#### [Extracted data]
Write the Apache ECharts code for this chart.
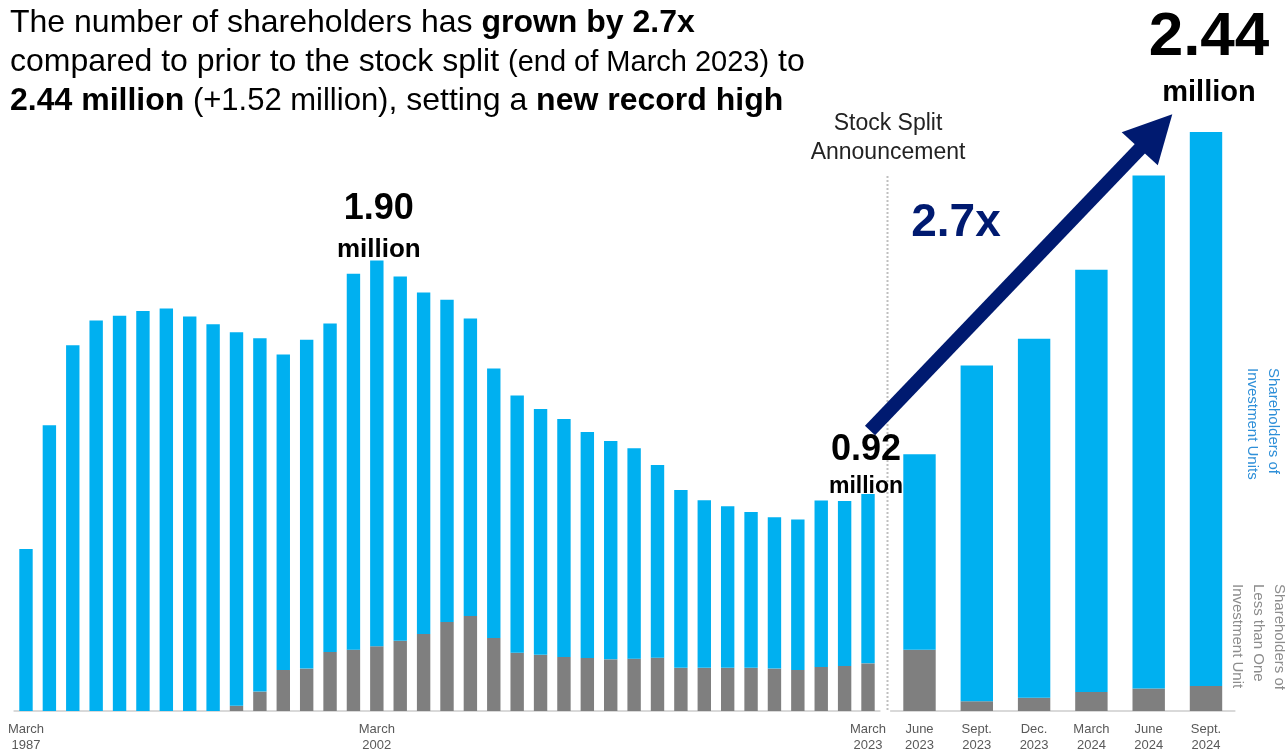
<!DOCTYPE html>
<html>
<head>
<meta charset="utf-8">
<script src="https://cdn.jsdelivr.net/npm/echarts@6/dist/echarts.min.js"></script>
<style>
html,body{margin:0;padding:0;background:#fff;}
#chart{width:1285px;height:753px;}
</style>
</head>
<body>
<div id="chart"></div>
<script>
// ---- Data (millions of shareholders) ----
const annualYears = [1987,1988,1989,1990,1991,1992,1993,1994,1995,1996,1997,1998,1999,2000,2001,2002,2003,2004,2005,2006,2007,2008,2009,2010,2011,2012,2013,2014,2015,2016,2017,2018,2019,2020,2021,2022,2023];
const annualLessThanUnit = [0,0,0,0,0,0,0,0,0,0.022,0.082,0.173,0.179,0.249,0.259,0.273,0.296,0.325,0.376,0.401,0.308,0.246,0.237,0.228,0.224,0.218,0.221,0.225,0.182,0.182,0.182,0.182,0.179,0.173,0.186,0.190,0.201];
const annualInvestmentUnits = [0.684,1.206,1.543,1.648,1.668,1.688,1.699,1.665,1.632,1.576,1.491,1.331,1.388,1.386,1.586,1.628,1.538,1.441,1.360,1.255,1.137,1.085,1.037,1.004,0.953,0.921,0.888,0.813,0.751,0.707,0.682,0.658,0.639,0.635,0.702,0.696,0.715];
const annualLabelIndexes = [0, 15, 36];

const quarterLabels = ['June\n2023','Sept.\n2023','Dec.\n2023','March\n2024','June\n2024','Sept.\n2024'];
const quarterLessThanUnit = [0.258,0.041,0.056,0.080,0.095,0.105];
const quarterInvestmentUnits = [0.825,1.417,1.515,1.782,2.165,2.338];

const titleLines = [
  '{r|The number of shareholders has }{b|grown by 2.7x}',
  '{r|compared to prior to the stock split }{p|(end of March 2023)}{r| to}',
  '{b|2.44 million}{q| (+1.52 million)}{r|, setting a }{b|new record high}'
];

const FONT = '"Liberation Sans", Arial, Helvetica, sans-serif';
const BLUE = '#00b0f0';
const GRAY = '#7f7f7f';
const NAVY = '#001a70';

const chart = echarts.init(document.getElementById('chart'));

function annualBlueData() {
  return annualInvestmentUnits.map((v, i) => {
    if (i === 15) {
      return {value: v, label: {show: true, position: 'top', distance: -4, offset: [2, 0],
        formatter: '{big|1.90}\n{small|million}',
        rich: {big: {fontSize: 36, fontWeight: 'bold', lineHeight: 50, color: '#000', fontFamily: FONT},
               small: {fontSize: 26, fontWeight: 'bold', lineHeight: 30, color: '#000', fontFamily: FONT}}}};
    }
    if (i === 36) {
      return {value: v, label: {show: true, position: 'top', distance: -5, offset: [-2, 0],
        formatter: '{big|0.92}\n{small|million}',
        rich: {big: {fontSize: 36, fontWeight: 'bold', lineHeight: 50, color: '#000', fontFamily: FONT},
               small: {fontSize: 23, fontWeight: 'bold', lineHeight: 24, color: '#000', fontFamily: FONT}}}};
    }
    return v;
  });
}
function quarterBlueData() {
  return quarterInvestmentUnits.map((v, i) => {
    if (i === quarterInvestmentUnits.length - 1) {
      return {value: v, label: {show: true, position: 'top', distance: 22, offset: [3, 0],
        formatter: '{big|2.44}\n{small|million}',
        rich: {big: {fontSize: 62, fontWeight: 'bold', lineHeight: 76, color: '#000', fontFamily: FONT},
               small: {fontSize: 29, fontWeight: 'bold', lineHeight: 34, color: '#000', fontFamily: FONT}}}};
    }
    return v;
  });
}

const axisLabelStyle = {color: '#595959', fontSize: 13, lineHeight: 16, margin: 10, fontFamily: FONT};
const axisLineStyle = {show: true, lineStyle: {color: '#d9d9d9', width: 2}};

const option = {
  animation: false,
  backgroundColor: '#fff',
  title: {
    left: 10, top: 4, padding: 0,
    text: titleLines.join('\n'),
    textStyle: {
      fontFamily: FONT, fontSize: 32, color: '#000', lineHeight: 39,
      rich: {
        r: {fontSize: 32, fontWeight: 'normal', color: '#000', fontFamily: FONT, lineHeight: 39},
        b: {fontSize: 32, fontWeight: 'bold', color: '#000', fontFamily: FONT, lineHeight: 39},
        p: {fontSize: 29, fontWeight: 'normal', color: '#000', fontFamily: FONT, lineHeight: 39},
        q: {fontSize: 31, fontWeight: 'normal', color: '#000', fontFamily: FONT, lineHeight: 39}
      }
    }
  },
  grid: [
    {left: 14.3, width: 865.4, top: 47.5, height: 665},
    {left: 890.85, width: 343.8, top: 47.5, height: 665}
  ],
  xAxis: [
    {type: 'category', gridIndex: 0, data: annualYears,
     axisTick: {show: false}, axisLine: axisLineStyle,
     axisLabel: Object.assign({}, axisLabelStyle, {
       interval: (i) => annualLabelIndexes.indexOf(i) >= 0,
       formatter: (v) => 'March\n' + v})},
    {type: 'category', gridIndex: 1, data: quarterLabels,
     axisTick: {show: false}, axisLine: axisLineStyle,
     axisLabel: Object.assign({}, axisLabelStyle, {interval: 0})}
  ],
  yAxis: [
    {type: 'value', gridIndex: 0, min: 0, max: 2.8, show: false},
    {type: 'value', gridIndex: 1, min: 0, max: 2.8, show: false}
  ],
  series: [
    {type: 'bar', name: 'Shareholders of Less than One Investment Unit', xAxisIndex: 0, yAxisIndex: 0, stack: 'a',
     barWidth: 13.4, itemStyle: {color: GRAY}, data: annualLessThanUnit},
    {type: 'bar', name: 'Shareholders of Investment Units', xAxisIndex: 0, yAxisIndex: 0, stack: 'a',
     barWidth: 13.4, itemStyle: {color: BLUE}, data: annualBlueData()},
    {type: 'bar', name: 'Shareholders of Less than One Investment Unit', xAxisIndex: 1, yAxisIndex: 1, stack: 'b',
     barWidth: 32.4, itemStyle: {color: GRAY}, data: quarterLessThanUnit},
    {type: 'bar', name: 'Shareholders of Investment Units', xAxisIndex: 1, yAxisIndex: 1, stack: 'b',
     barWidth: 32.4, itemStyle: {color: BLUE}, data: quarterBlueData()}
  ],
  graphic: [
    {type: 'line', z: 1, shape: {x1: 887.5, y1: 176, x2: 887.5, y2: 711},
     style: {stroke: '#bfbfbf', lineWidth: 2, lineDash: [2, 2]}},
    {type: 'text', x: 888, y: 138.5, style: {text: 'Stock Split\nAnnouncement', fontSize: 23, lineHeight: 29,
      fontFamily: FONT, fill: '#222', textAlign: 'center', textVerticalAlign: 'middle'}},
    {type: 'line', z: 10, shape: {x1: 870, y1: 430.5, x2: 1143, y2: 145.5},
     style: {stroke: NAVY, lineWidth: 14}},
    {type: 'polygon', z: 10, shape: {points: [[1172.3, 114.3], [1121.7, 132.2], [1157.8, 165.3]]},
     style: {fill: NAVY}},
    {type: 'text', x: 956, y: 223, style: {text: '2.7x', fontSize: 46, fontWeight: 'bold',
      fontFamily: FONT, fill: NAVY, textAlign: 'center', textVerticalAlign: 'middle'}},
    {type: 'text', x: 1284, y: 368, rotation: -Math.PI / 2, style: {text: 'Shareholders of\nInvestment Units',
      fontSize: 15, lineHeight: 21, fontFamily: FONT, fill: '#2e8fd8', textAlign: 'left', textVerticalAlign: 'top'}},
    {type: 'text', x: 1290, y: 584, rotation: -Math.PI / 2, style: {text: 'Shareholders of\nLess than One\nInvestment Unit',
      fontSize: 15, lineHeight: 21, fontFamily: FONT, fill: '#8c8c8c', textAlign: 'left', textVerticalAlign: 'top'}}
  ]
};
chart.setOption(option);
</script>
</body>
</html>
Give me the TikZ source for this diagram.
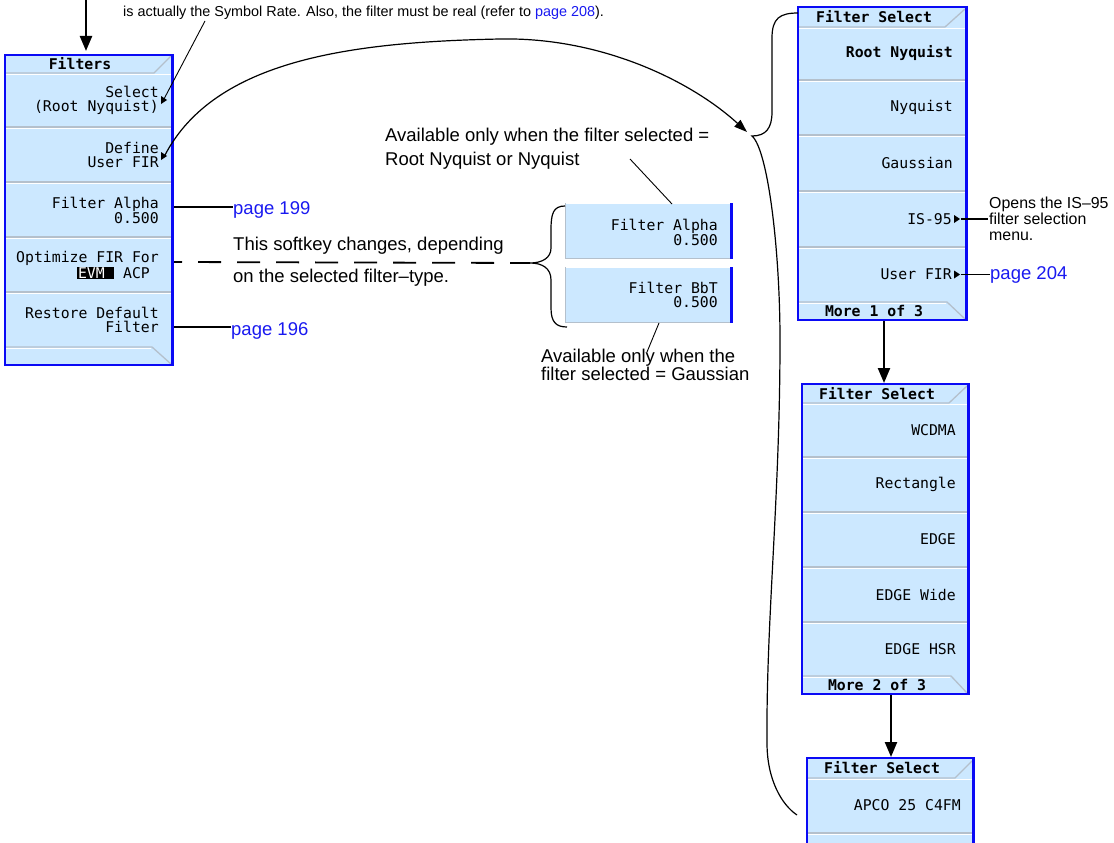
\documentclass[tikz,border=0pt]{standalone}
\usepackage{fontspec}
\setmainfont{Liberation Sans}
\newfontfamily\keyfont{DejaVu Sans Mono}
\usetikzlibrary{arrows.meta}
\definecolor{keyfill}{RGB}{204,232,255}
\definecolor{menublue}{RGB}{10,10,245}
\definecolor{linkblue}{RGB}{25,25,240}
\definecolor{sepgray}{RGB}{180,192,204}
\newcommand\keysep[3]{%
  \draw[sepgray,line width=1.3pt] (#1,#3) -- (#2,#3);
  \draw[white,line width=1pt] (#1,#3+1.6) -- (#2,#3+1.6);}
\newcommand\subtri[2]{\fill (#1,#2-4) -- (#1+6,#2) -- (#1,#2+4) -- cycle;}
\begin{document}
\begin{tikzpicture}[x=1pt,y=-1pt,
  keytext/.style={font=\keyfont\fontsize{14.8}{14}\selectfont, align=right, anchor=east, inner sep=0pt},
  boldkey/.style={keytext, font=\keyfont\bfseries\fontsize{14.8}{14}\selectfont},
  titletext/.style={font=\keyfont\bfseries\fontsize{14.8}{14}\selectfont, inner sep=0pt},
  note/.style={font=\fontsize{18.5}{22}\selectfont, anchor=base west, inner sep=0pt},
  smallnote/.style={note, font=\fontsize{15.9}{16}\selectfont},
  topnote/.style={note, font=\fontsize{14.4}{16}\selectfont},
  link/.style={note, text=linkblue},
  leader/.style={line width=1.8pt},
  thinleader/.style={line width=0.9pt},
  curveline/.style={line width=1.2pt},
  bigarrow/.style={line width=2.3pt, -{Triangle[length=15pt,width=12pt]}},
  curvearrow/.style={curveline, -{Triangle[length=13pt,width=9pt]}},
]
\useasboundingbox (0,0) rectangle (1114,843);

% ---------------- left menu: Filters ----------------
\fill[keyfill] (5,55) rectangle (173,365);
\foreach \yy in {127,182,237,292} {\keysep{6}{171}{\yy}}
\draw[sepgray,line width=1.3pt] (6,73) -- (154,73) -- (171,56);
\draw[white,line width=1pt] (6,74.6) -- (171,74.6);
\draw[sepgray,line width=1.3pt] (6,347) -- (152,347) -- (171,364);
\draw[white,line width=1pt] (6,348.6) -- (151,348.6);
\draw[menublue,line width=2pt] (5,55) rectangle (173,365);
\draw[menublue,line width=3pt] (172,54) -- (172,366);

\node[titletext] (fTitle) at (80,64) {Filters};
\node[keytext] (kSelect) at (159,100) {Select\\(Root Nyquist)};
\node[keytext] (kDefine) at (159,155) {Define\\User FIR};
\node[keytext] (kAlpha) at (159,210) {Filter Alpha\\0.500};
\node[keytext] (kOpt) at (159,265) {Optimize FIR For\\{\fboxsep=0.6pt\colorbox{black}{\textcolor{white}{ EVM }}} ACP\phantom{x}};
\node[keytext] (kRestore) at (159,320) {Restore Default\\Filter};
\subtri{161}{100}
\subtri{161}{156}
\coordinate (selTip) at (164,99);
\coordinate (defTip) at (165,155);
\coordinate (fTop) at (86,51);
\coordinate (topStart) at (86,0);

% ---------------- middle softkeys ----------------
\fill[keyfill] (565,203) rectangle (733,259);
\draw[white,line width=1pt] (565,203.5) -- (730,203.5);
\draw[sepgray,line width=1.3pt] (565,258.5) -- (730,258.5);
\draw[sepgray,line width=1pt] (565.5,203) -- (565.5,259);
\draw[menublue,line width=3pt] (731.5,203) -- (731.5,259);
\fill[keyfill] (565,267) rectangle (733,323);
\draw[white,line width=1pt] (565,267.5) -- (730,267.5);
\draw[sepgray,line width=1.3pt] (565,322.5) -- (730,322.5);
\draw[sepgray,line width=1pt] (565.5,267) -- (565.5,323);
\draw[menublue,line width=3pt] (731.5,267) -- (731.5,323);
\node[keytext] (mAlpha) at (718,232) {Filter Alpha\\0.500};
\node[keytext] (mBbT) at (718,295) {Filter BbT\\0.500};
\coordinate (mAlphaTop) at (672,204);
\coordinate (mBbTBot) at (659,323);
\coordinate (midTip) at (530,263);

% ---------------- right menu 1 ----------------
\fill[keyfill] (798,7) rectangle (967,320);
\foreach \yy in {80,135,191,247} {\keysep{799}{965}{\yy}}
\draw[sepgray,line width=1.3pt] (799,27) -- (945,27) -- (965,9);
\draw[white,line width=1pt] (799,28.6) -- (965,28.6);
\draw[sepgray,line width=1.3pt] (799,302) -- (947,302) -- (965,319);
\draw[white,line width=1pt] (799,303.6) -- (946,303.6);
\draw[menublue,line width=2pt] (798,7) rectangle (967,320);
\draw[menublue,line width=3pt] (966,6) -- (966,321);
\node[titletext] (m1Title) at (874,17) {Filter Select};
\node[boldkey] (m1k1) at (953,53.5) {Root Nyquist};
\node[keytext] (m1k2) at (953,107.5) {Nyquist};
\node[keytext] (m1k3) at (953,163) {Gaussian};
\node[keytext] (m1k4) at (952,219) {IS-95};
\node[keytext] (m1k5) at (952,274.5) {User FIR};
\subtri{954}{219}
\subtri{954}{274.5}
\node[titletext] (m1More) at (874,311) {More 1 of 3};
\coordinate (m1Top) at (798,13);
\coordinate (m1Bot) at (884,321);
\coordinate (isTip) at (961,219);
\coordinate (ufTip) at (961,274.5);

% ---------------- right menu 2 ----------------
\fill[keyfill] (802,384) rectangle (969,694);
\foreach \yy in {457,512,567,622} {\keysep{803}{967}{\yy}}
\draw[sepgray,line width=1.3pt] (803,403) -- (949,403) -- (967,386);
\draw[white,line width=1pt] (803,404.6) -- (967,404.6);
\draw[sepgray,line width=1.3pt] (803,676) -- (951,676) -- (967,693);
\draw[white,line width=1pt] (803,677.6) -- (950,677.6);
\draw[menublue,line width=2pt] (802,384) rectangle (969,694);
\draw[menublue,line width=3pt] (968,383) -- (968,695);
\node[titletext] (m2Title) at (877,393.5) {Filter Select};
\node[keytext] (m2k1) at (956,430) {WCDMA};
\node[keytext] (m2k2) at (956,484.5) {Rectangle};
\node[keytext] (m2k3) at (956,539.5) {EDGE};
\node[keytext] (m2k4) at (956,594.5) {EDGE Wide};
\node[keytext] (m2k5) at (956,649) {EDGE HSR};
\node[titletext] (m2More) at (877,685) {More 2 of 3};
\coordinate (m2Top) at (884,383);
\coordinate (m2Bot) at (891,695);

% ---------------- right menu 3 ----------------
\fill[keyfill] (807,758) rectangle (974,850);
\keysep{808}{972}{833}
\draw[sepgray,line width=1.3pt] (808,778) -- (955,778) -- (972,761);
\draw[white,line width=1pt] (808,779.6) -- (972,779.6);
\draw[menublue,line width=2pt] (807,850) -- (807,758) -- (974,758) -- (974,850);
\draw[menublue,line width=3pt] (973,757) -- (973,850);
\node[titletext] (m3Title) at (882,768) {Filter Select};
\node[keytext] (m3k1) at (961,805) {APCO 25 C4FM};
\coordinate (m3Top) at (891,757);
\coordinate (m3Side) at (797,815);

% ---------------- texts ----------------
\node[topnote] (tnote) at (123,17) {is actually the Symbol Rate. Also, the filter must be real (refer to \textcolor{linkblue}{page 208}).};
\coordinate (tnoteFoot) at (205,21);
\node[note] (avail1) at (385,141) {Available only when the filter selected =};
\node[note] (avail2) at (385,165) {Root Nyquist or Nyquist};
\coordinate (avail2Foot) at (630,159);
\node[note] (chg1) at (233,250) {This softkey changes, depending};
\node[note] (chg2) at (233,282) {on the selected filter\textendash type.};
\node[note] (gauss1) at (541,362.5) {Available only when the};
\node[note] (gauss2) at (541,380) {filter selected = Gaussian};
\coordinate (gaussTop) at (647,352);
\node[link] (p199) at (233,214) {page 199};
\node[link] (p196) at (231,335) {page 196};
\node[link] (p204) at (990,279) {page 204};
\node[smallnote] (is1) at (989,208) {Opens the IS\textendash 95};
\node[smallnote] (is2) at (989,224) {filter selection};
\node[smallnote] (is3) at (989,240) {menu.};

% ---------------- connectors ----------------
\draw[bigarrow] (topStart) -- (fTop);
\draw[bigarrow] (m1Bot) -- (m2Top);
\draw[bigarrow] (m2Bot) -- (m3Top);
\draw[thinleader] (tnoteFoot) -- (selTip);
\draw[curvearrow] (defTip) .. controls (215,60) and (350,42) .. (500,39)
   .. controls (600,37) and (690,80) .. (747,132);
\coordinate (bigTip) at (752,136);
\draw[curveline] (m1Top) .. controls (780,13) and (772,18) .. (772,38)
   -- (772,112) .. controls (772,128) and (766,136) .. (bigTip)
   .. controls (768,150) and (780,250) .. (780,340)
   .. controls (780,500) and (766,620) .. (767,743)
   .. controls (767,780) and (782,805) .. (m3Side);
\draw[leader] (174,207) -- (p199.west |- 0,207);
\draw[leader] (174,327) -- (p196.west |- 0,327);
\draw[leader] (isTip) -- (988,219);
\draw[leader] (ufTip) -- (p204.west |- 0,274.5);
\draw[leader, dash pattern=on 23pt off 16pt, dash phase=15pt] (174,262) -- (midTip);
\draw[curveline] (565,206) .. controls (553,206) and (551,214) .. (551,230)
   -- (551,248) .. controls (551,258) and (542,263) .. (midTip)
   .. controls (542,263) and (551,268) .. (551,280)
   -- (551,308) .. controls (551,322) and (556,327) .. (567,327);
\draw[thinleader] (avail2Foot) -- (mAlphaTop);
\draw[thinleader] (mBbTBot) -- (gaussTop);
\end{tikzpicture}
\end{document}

#### [Problem to work on]
From the first line above through the line containing "const chart = echarts.init(document.getElementById('chart'));", copy everything exactly, without the pictures.

#### [Answer to the exercise]
Write the Apache ECharts code for this chart.
<!DOCTYPE html>
<html>
<head>
<meta charset="utf-8">
<script src="https://cdn.jsdelivr.net/npm/echarts@6/dist/echarts.min.js"></script>
<style>
html,body{margin:0;padding:0;background:#fff;}
#chart{width:1285px;height:753px;}
</style>
</head>
<body>
<div id="chart"></div>
<script>
// ---- Data (millions of shareholders) ----
const annualYears = [1987,1988,1989,1990,1991,1992,1993,1994,1995,1996,1997,1998,1999,2000,2001,2002,2003,2004,2005,2006,2007,2008,2009,2010,2011,2012,2013,2014,2015,2016,2017,2018,2019,2020,2021,2022,2023];
const annualLessThanUnit = [0,0,0,0,0,0,0,0,0,0.022,0.082,0.173,0.179,0.249,0.259,0.273,0.296,0.325,0.376,0.401,0.308,0.246,0.237,0.228,0.224,0.218,0.221,0.225,0.182,0.182,0.182,0.182,0.179,0.173,0.186,0.190,0.201];
const annualInvestmentUnits = [0.684,1.206,1.543,1.648,1.668,1.688,1.699,1.665,1.632,1.576,1.491,1.331,1.388,1.386,1.586,1.628,1.538,1.441,1.360,1.255,1.137,1.085,1.037,1.004,0.953,0.921,0.888,0.813,0.751,0.707,0.682,0.658,0.639,0.635,0.702,0.696,0.715];
const annualLabelIndexes = [0, 15, 36];

const quarterLabels = ['June\n2023','Sept.\n2023','Dec.\n2023','March\n2024','June\n2024','Sept.\n2024'];
const quarterLessThanUnit = [0.258,0.041,0.056,0.080,0.095,0.105];
const quarterInvestmentUnits = [0.825,1.417,1.515,1.782,2.165,2.338];

const titleLines = [
  '{r|The number of shareholders has }{b|grown by 2.7x}',
  '{r|compared to prior to the stock split }{p|(end of March 2023)}{r| to}',
  '{b|2.44 million}{q| (+1.52 million)}{r|, setting a }{b|new record high}'
];

const FONT = '"Liberation Sans", Arial, Helvetica, sans-serif';
const BLUE = '#00b0f0';
const GRAY = '#7f7f7f';
const NAVY = '#001a70';

const chart = echarts.init(document.getElementById('chart'));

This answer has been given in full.